Cathleen Naundorf: Haute Couture

The Crying Game. Dior.

DPP: How has your work in reportage influenced your fashion work?

Naundorf: After 10 years traveling around the world, I did some assignments as a backstage photographer during the fashion shows in Paris. I found it very exciting to see how they created beauty. I also found it interesting to meet and photograph the girls, which they called models during the fashion shows, the same girls I had met in places like Russia, Brazil and Norway on my travels. I knew their real lives. I discovered the interest human beings have for both glamour and different ethnicities. Combined, it’s a very interesting subject. Reality and illusion. So I slowly began to create in my fashion scenarios my own world of "glamour," with a mix of romance, theatre, ethnic studies and humor. A painterly touch helps me to create poses and a sense of eternity.

In 2012, Naundorf’s book Haute Couture: The Polaroids of Cathleen Naundorf was published by Prestel.

DPP: Who are some of the artists and photographers who have influenced you?
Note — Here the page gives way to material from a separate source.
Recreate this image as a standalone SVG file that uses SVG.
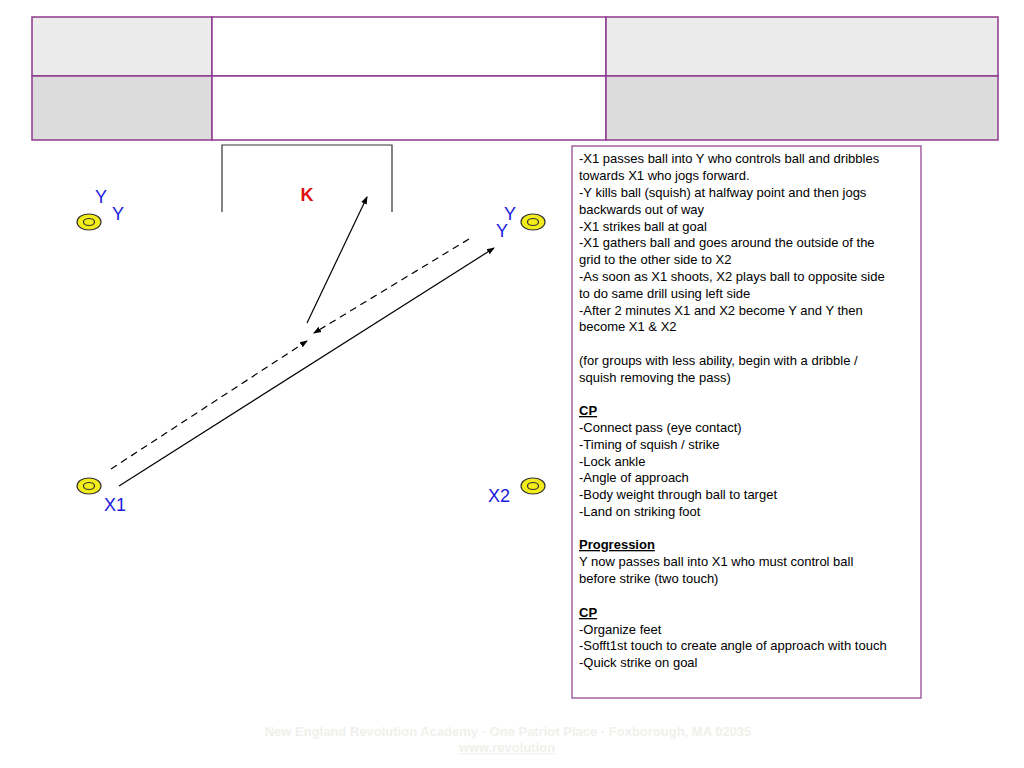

Naundorf: Horst P. Horst is on the top of the list. He was a master of light and shadow. He had an absolutely incredible aesthetic and was a great lover of beauty. He was my mentor for many years. Irving Penn has been another endless source of inspiration. There’s so much depth to his photographs. Penn captured the eternity of the human being. There’s a simple message in his photographs of existence. Both Horst and Penn were masters of the portrait, still life, travel photography and fashion. Simply genius!

DPP: How do you develop your concepts for your photo scenarios?

Naundorf: I get inspired from life itself. I do a lot of drawings and storyboarding to prepare my team for the shoots. They’re based on intensive research, which goes into my storyboards, which often include archival photographs, text I’ve written or been inspired by, and my sketches for the planned shoot. This gets everyone in the right mood for the story. I’ve done travel diaries and storyboards for years. It’s one of my happiest times, expressing thoughts and developing ideas on paper, but I used to throw them away. It was a question of space. But my friends kept telling me that they’re pieces of art and that I need to keep them. So now I do, and maybe someday, we’ll publish them.

L’arche de Noé VII. Philip Treacy design. Dior Haute Couture Summer 2012. Photographed in the Studio Bastille, Paris. Color print from original Polaroid.